When I can't play loud or for recording I go to my FM3. It's pretty great to work with as long as it's hooked up to a computer and some studio monitors or headphones. I dislike it as a hardware only product though, just don't like working with it from the front panel.

I have also tried the FM3 through my Fryette PS-100 into real guitar cabs. While that's fun, it highlights how important the cab is and makes having 200+ amp models very much pointless when the cab defines so much of the sound in the end.

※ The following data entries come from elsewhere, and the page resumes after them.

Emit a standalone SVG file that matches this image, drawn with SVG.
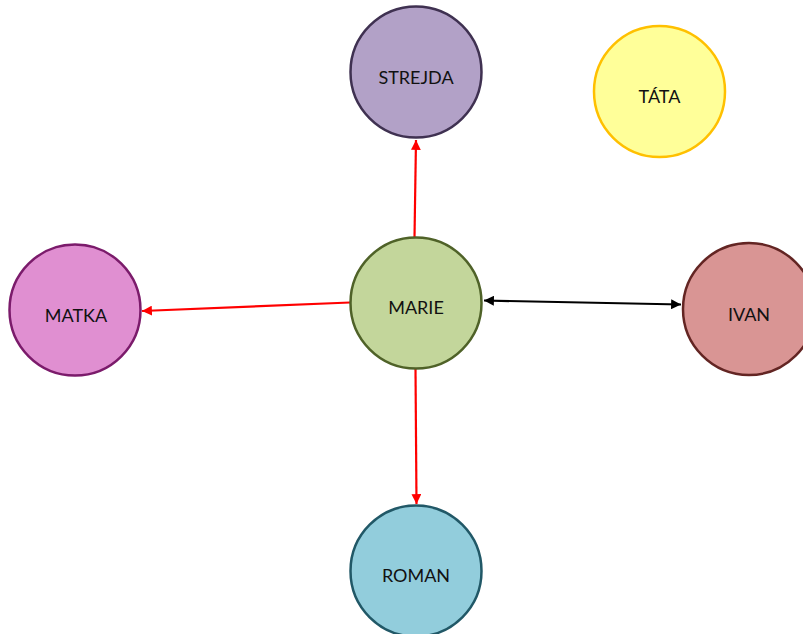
<svg xmlns="http://www.w3.org/2000/svg" width="803" height="634" viewBox="0 0 803 634">
<defs>
<marker id="ar" viewBox="0 0 10 10" refX="10" refY="5" markerWidth="4.5" markerHeight="4.5" orient="auto-start-reverse" markerUnits="strokeWidth"><path d="M0,0L10,5L0,10z" fill="#ff0000"/></marker>
<marker id="ab" viewBox="0 0 10 10" refX="10" refY="5" markerWidth="4.5" markerHeight="4.5" orient="auto-start-reverse" markerUnits="strokeWidth"><path d="M0,0L10,5L0,10z" fill="#000"/></marker>
<style>
circle{stroke-width:2.5}
text{font-family:Lato,"Open Sans","Liberation Sans",sans-serif;font-size:18px;fill:#111;text-anchor:middle;dominant-baseline:central}
.r{stroke:#ff0000;stroke-width:2.2;fill:none;marker-end:url(#ar)}
.b{stroke:#000;stroke-width:2.2;fill:none;marker-end:url(#ab);marker-start:url(#ab)}
</style>
</defs>
<rect width="803" height="634" fill="#fff"/>
<g id="connectors">
<line class="r" x1="414.5" y1="237" x2="416" y2="140"/>
<line class="r" x1="350" y1="302.5" x2="142" y2="311"/>
<line class="r" x1="415.5" y1="369" x2="416.5" y2="504"/>
<line class="b" x1="484" y1="300.5" x2="681" y2="304.5"/>
</g>
<g id="strejda"><circle cx="416" cy="72" r="65.5" fill="#b2a1c7" stroke="#3f3151"/><text x="416" y="77">STREJDA</text></g>
<g id="tata"><circle cx="659.5" cy="91.5" r="65.5" fill="#ffff99" stroke="#ffc000"/><text x="659.5" y="96">TÁTA</text></g>
<g id="matka"><circle cx="75" cy="310" r="65.5" fill="#e08fd1" stroke="#7b1b6b"/><text x="76" y="315">MATKA</text></g>
<g id="marie"><circle cx="416" cy="303" r="65.5" fill="#c3d69b" stroke="#4f6228"/><text x="416" y="307">MARIE</text></g>
<g id="ivan"><circle cx="749" cy="309" r="66" fill="#d99594" stroke="#632523"/><text x="749" y="314">IVAN</text></g>
<g id="roman"><circle cx="416" cy="571" r="65.5" fill="#92cddc" stroke="#215867"/><text x="416" y="575">ROMAN</text></g>
</svg>
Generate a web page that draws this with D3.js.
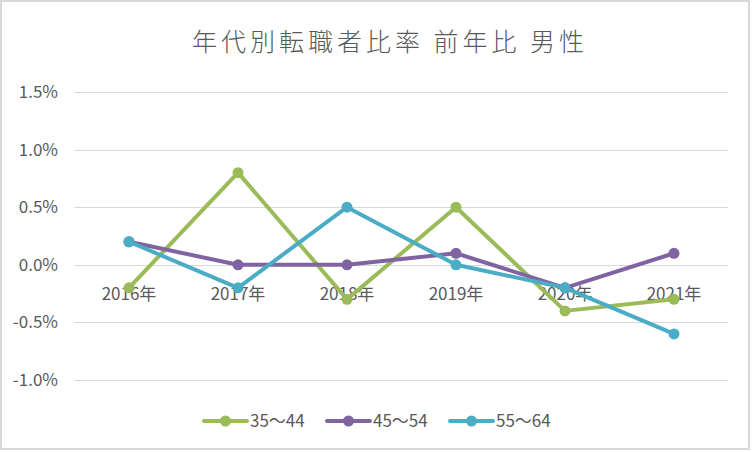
<!DOCTYPE html>
<html><head><meta charset="utf-8">
<script src="https://cdn.jsdelivr.net/npm/d3@7"></script>
<style>body{margin:0;background:#fff}svg{display:block}text{font-family:"Noto Sans CJK JP","Noto Sans",sans-serif}</style>
</head><body><svg id="c" width="752" height="452"></svg>
<script>
const title = "年代別転職者比率 前年比 男性";
const categories = ["2016年","2017年","2018年","2019年","2020年","2021年"];
const seriesNames = ["35〜44","45〜54","55〜64"];
const s35 = [-0.2, 0.8, -0.3, 0.5, -0.4, -0.3];
const s45 = [0.2, 0.0, 0.0, 0.1, -0.2, 0.1];
const s55 = [0.2, -0.2, 0.5, 0.0, -0.2, -0.6];
const yTicks = [-1.0, -0.5, 0.0, 0.5, 1.0, 1.5];
const colors = ["#9BBB59","#8064A2","#4BACC6"];
const series = [s35, s45, s55];

const svg = d3.select("#c");
svg.append("rect").attr("x",1).attr("y",1).attr("width",748).attr("height",448)
  .attr("fill","#fff").attr("stroke","#d9d9d9").attr("stroke-width",2);

svg.append("text").attr("x",390).attr("y",51).attr("text-anchor","middle")
  .attr("font-size",25).attr("font-weight",300).attr("fill","#595959").attr("letter-spacing",4).text(title);

const x = d3.scaleBand().domain(categories).range([74.5,728.5]);
const y = d3.scaleLinear().domain([-1.0,1.5]).range([380,92]);

const grid = svg.append("g");
grid.selectAll("line").data(yTicks).join("line")
  .attr("x1",74.5).attr("x2",728.5).attr("y1",d=>Math.round(y(d))+0.5).attr("y2",d=>Math.round(y(d))+0.5)
  .attr("stroke","#d9d9d9").attr("stroke-width",1);

const yAxis = svg.append("g").attr("transform","translate(58,0)")
  .call(d3.axisLeft(y).tickValues(yTicks).tickSize(0).tickPadding(0).tickFormat(d=>d.toFixed(1)+"%"));
yAxis.select(".domain").remove();
yAxis.selectAll("text").attr("font-size",17).attr("fill","#595959").attr("font-family","\"Noto Sans\",sans-serif");

const xAxis = svg.append("g").attr("transform",`translate(0,${y(0)})`)
  .call(d3.axisBottom(x).tickSize(0).tickPadding(0));
xAxis.select(".domain").remove();
xAxis.selectAll("text").attr("font-size",17).attr("fill","#595959").attr("dy",null).attr("y",35);

const line = d3.line().x((d,i)=>x(categories[i])+x.bandwidth()/2).y(d=>y(d));
series.forEach((s,k)=>{
  const g = svg.append("g");
  g.append("path").datum(s).attr("d",line).attr("fill","none").attr("stroke",colors[k])
    .attr("stroke-width",4).attr("stroke-linejoin","round").attr("stroke-linecap","round");
  g.selectAll("circle").data(s).join("circle")
    .attr("cx",(d,i)=>x(categories[i])+x.bandwidth()/2).attr("cy",d=>y(d)).attr("r",5.5).attr("fill",colors[k]);
});

const legX = [204, 327, 450];
const leg = svg.append("g");
seriesNames.forEach((n,k)=>{
  const g = leg.append("g").attr("transform",`translate(${legX[k]},421)`);
  g.append("line").attr("x1",0).attr("x2",43).attr("stroke",colors[k]).attr("stroke-width",4).attr("stroke-linecap","round");
  g.append("circle").attr("cx",21.5).attr("r",5.5).attr("fill",colors[k]);
  g.append("text").attr("x",46).attr("y",6).attr("font-size",17).attr("fill","#595959").text(n);
});
</script></body></html>
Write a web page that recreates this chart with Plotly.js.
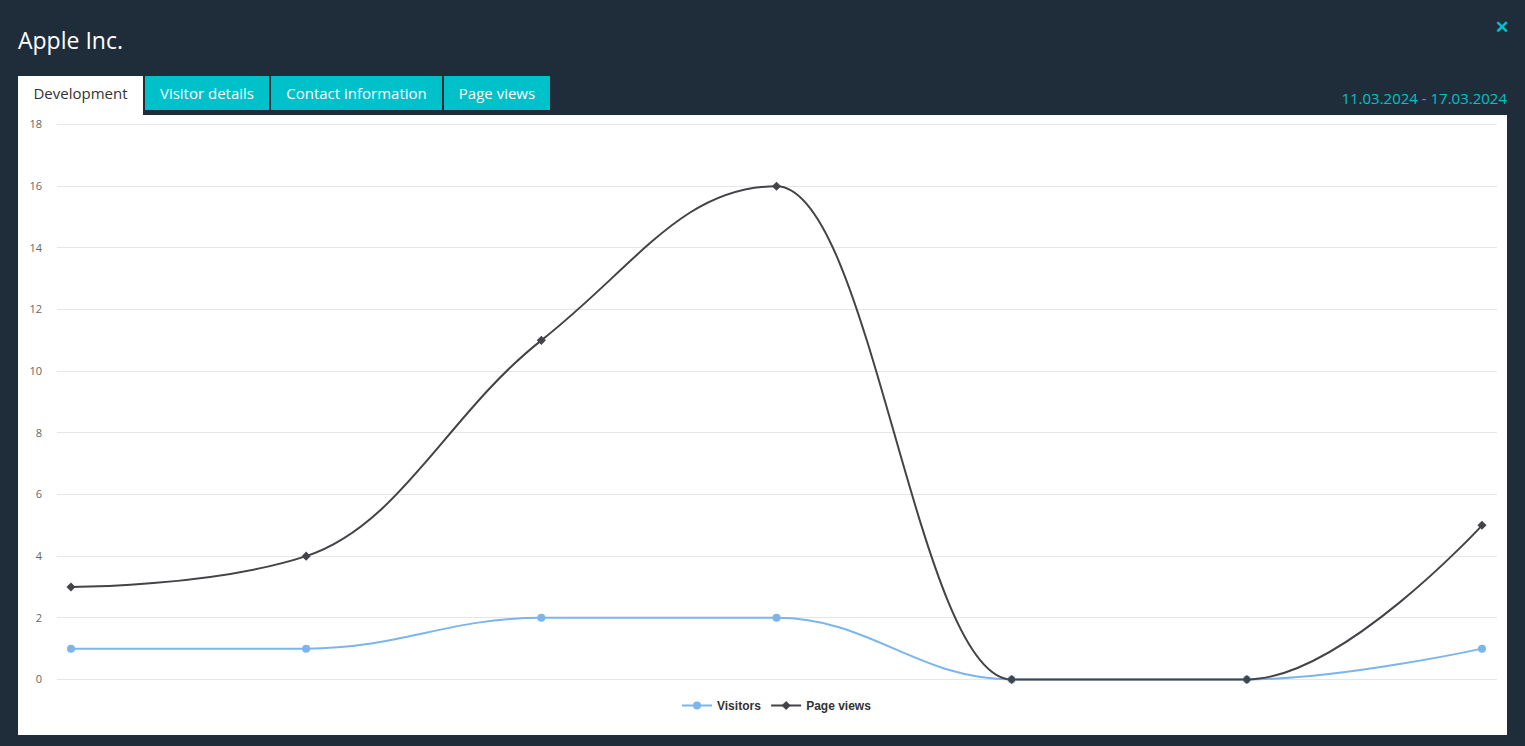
<!DOCTYPE html>
<html>
<head>
<meta charset="utf-8">
<script src="https://cdn.plot.ly/plotly-3.0.1.min.js"></script>
<style>
  html, body { margin: 0; padding: 0; width: 1525px; height: 746px; background: #1f2d3b; overflow: hidden; font-family: "Open Sans", "Noto Sans", sans-serif; }
  #title { position: absolute; left: 18px; top: 24px; color: #ffffff; font-size: 23px; line-height: 32px; }
  #close { position: absolute; left: 1495px; top: 16px; color: #00c1c9; font-size: 17px; font-weight: bold; line-height: 22px; }
  #date { position: absolute; right: 18px; top: 87px; color: #00c1c9; font-size: 15px; line-height: 22px; }
  .tab { position: absolute; top: 76px; height: 34px; line-height: 34px; text-align: center; color: #ffffff; background: #00c1c9; font-size: 15px; }
  .tab.active { background: #ffffff; color: #333333; height: 39px; }
  #panel { position: absolute; left: 18px; top: 115px; width: 1489px; height: 620px; background: #ffffff; }
  #chart { position: absolute; left: 0; top: 0; width: 1489px; height: 620px; }
</style>
</head>
<body>
<div id="title">Apple Inc.</div>
<div id="close">&#x2715;</div>
<div class="tab active" style="left:18px;width:125px;">Development</div>
<div class="tab" style="left:145px;width:124px;">Visitor details</div>
<div class="tab" style="left:271px;width:171px;">Contact information</div>
<div class="tab" style="left:444px;width:106px;">Page views</div>
<div id="date">11.03.2024 - 17.03.2024</div>
<div id="panel"><div id="chart"></div></div>
<script>
const categories = ["11.03.2024", "12.03.2024", "13.03.2024", "14.03.2024", "15.03.2024", "16.03.2024", "17.03.2024"];
const visitors = [1, 1, 2, 2, 0, 0, 1];
const pageViews = [3, 4, 11, 16, 0, 0, 5];
const yTicks = [0, 2, 4, 6, 8, 10, 12, 14, 16, 18];

const xIndex = categories.map((c, i) => i);

// Smooth (Highcharts-style) spline path in data coordinates, built from the data values
function splinePath(ys) {
  const sm = 1.5, den = sm + 1;
  const rc = [];
  const lc = [];
  for (let i = 0; i < ys.length; i++) {
    const x = xIndex[i], y = ys[i];
    if (i > 0 && i < ys.length - 1) {
      const lx = xIndex[i - 1], ly = ys[i - 1], nx = xIndex[i + 1], ny = ys[i + 1];
      let lcx = (sm * x + lx) / den, lcy = (sm * y + ly) / den;
      let rcx = (sm * x + nx) / den, rcy = (sm * y + ny) / den;
      let corr = 0;
      if (rcx !== lcx) corr = ((rcy - lcy) * (rcx - x)) / (rcx - lcx) + y - rcy;
      lcy += corr; rcy += corr;
      if (lcy > ly && lcy > y) { lcy = Math.max(ly, y); rcy = 2 * y - lcy; }
      else if (lcy < ly && lcy < y) { lcy = Math.min(ly, y); rcy = 2 * y - lcy; }
      if (rcy > ny && rcy > y) { rcy = Math.max(ny, y); lcy = 2 * y - rcy; }
      else if (rcy < ny && rcy < y) { rcy = Math.min(ny, y); lcy = 2 * y - rcy; }
      lc[i] = [lcx, lcy]; rc[i] = [rcx, rcy];
    } else {
      lc[i] = [x, y]; rc[i] = [x, y];
    }
  }
  let d = "M" + xIndex[0] + "," + ys[0];
  for (let i = 1; i < ys.length; i++) {
    d += " C" + rc[i - 1][0] + "," + rc[i - 1][1] + " " + lc[i][0] + "," + lc[i][1] + " " + xIndex[i] + "," + ys[i];
  }
  return d;
}

const series = [
  { name: "Visitors", values: visitors, color: "#7cb5ec", symbol: "circle", size: 8 },
  { name: "Page views", values: pageViews, color: "#434348", symbol: "diamond", size: 7 }
];

const traces = [];
const shapes = [];
series.forEach(s => {
  shapes.push({
    type: "path", xref: "x", yref: "y", layer: "between",
    path: splinePath(s.values),
    line: { color: s.color, width: 2 }
  });
  traces.push({
    x: xIndex, y: s.values, name: s.name, type: "scatter", mode: "markers",
    marker: { color: s.color, size: s.size, symbol: s.symbol },
    showlegend: false, legendgroup: s.name, hoverinfo: "skip", cliponaxis: false
  });
});
// legend entries
series.forEach(s => {
  traces.push({
    x: [null], y: [null], name: s.name, type: "scatter", mode: "lines+markers",
    line: { color: s.color, width: 2 },
    marker: { color: s.color, size: s.size, symbol: s.symbol },
    showlegend: true, legendgroup: s.name, hoverinfo: "skip"
  });
});

const layout = {
  width: 1489, height: 620,
  margin: { l: 39, r: 10, t: 8.46, b: 54.46, pad: 0 },
  paper_bgcolor: "#ffffff", plot_bgcolor: "#ffffff",
  showlegend: true,
  shapes: shapes,
  legend: {
    orientation: "h", x: 0.5, xanchor: "center", y: -0.0439, yanchor: "middle",
    font: { family: "Liberation Sans, Arial, sans-serif", size: 12, color: "#333333", weight: "bold" },
    itemwidth: 30, tracegroupgap: 0
  },
  xaxis: {
    type: "linear", range: [-0.0595, 6.0638], showgrid: false, zeroline: false,
    tickvals: xIndex, ticktext: categories,
    showticklabels: false, showline: false, ticks: "", fixedrange: true
  },
  yaxis: {
    range: [-0.05, 18.05], tickvals: yTicks, ticktext: yTicks.map(String),
    showgrid: true, gridcolor: "#e6e6e6", gridwidth: 1, zeroline: false, showline: false,
    ticks: "", ticklabelstandoff: 14,
    tickfont: { family: "Open Sans, sans-serif", size: 11, color: "#666666" }, fixedrange: true
  },
  font: { family: "Open Sans, sans-serif" }
};

Plotly.newPlot("chart", traces, layout, { displayModeBar: false, staticPlot: true });
</script>
</body>
</html>
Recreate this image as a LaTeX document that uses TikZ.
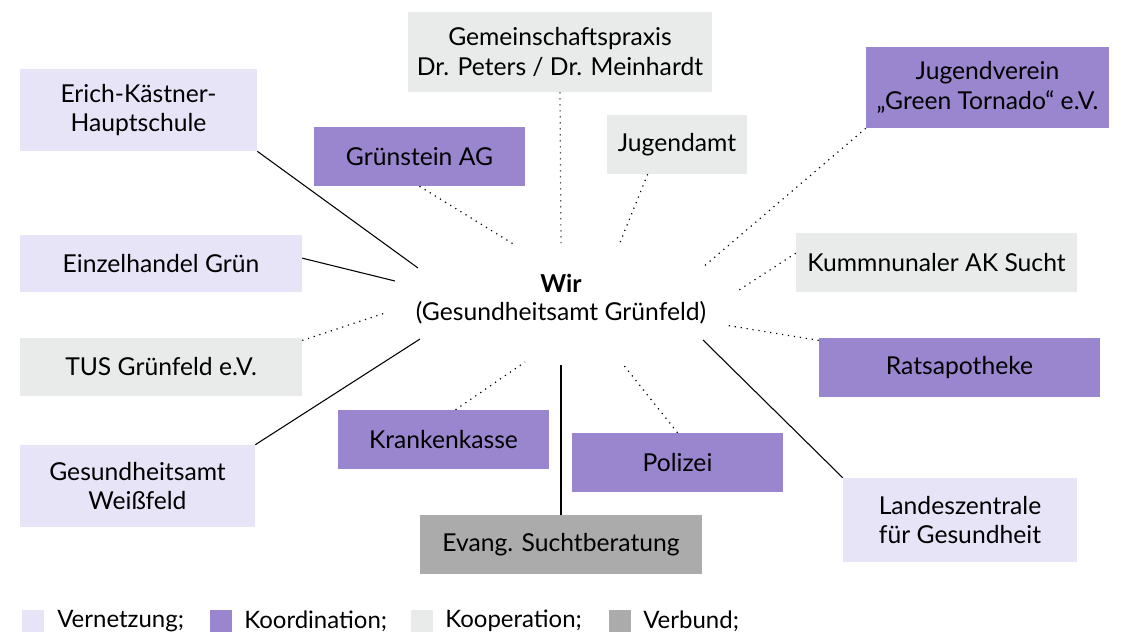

To me it's not about whether tube amps sound better or not but there is an experience to tube amps sort of like vinyl vs CD. My mind tells me that modelers are more practical, more versatilee tc but I still really enjoy the experience of plugging into a real amp and cab.
 
I have tube amps and modelers. I like the simplicity and ease of use of a good tube amp into a good cab. No menus, just a few knobs to deal with. When I can play loud, that's my first port of call. I feel it helps me focus more on playing and less on trying to craft the perfect sound or "just one more tweak".

When I can't play loud or for recording I go to my FM3. It's pretty great to work with as long as it's hooked up to a computer and some studio monitors or headphones. I dislike it as a hardware only product though, just don't like working with it from the front panel.

I have also tried the FM3 through my Fryette PS-100 into real guitar cabs. While that's fun, it highlights how important the cab is and makes having 200+ amp models very much pointless when the cab defines so much of the sound in the end.
If you have one great cab, all those 200+ amp models sounds glorious - that´s my case anyway.
My cab is Friedman 4x12 with 2x celestion alnico creams and 2x celetion redbacks - that combination works for all styles and tonezz for days :)
 
If you have one great cab, all those 200+ amp models sounds glorious - that´s my case anyway.
My cab is Friedman 4x12 with 2x celestion alnico creams and 2x celetion redbacks - that combination works for all styles and tonezz for days :)
Sure, but the differences between those amp models also shrink to different flavors so having that many amp models becomes less relevant. So for me chasing that "cab in the room" sound with modelers is not the way to go unless you have a cab switcher and a pile of cabs. Easier to just use cab sims and FRFR systems.

With the two tube amps I have, pairing them with a cab that works great for them is just as important as choosing the right IRs in the virtual realm. My Victory VC35 sounds much best through my open back 1x12 with Eminence Maverick whereas my Bogner GF45 Superlead is in its element through my 4x10 with 10" Greenbacks. Swapping the cabs they still both sound great but with the above cab setup I feel they really shine.

Amp modeling is so good nowadays that it can easily replace tube amps but the output system is still the key thing in how good it sounds. So many will compare two totally different output systems and then deduce that it must be the amp modeling that is at fault if one doesn't sound as good or better to them.

I'm looking forward to what the future will bring in the output system and cab sim area as we are getting into diminishing returns with amp modeling. There's some valiant efforts like the Line6 Powercab and Kemper Kone that are supposed to sort of bridge the gap between FRFR and how a rather directional cab sounds in a room but I haven't tried either so can't say how well they work but ultimately they can't turn into a 1x12, 2x12 or 4x12 at the flick of a switch like traditional cab sim IRs can.